McColgan reached stardom the first time as lead singer of the Dropkick Murphys, the Boston, Celtic-tinged punk band whose first two albums he fronted. Freshly back from Operation Desert Storm, McColgan was ready for the rock 'n roll life and the blue-collar Dropkicks fit the bill. He remembers those days and his bandmates fondly, but in 1998 was ready for a new hat, and the firefighter's helmet fit.

Stationed first at the Financial District's Engine 10, he was transferred to Engine 16 on Gallivan Boulevard, a short way from his parents' home on Myrtlebank, where he still stays when in Boston.

But the rock bug bit again, and McColgan started "informally jamming" with Johnny Rioux, former bassist for The Unseen and The Bruisers. "I missed writing music and creating songs," McColgan says.

One of those songs was "Street Dogs," which found its way onto a six-song demo tape. "The song was DOA," he says, perched on a pool table, the band's equipment waiting for a sure-to-please hometown set. "But there was something about 'Street Dogs' that resonated with me. Here we are, a bunch of guys from working-class background, without a sense of entitlement or the silver spoon. Not that we begrudge anybody who did, but it is what it is."

McColgan's lyrics are shot through with the same blue-collar pride. "In Defense of Dorchester" screams "Staring down Cedar Grove up on Indian Hills/ See a skyline littered with triple deckers and gin mills/ Years of tot lot pass my eyes/ Reflecting faces that have gone by/ Adams Corner embedded in my soul." Other songs contain odes to drinking and labor unions. Some of them rip domestic violence and President Bush. One decries a friend's problem with the bottle.

Onstage, McColgan's eloquence comes through in high-decibel articulation.

"He's like Clark Kent," says John O'Toole, a lifelong McColgan friend who handles East Coast publicity for the band. "He's mild-mannered and then he goes onstage and just morphs."

He's joined there by Rioux, former Mighty Mighty Bosstones drummer Joe Sirois, and new guitarist Marcus Hollar, who was so enamored of the band that he e-mailed and called his way onto the roster. "We said, 'We've gotta give this guy a shot or lock him up for stalking us," McColgan says of Hollar's persistence.

The demands of the rock 'n roll life mean L.A. makes better sense for McColgan's career now, and for his personal life, too, because it means he's closer to fiancee Tanya, whom he plans to marry in September. She spent two years on the East Coast ("She really misses Dorchester," he says), and now he's followed Affleck to Tinseltown.

"It's the last place in the world I thought I'd end up," he says, a bit ruefully, describing "a love and hate relationship" with L.A. "It's the polar opposite of Boston. Out there, everything is based around the entertainment business. Things here seem to revolve around the trades, city work, government, things of that nature."

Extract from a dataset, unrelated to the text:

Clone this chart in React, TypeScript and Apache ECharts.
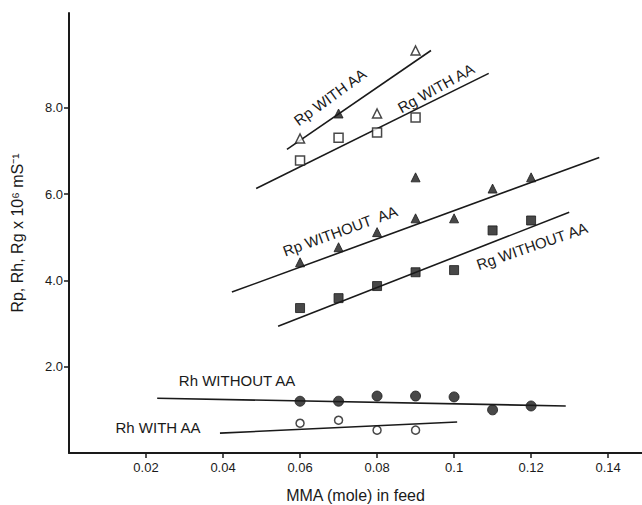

He'll get more culture shock when the band goes out on tour again next week. Street Dogs tour nationally with Social Distortion, just as they did last year with Flogging Molly, and plans to hit the Warped Tour this summer. Another Europe junket may be in the offing.

McColgan stands firmly among the 'hood's local-grown chart-climbing glitterati. The artist Mark Wahlberg, formerly known as Marky Mark, Free of Black Entertainment Television's "106 and Park," and Letters to Cleo lead singer Kay Hanley - all big names in their respective genres, all Originally From Dorchester.

Holding court at the Blarney on Tuesday night, greeting well-wishers and whispering with thick-necked guys in scally caps and work boots, McColgan acknowledged that his buddies from the old neighborhood occasionally give him the business about his L.A. digs and rock 'n roll success.

"They definitely break my stones, and I would think less of them if they didn't do that," he admits. "But I will never forget where I came from. OFD for life. I never thought I'd be wearing one of those shirts, but I guess I am."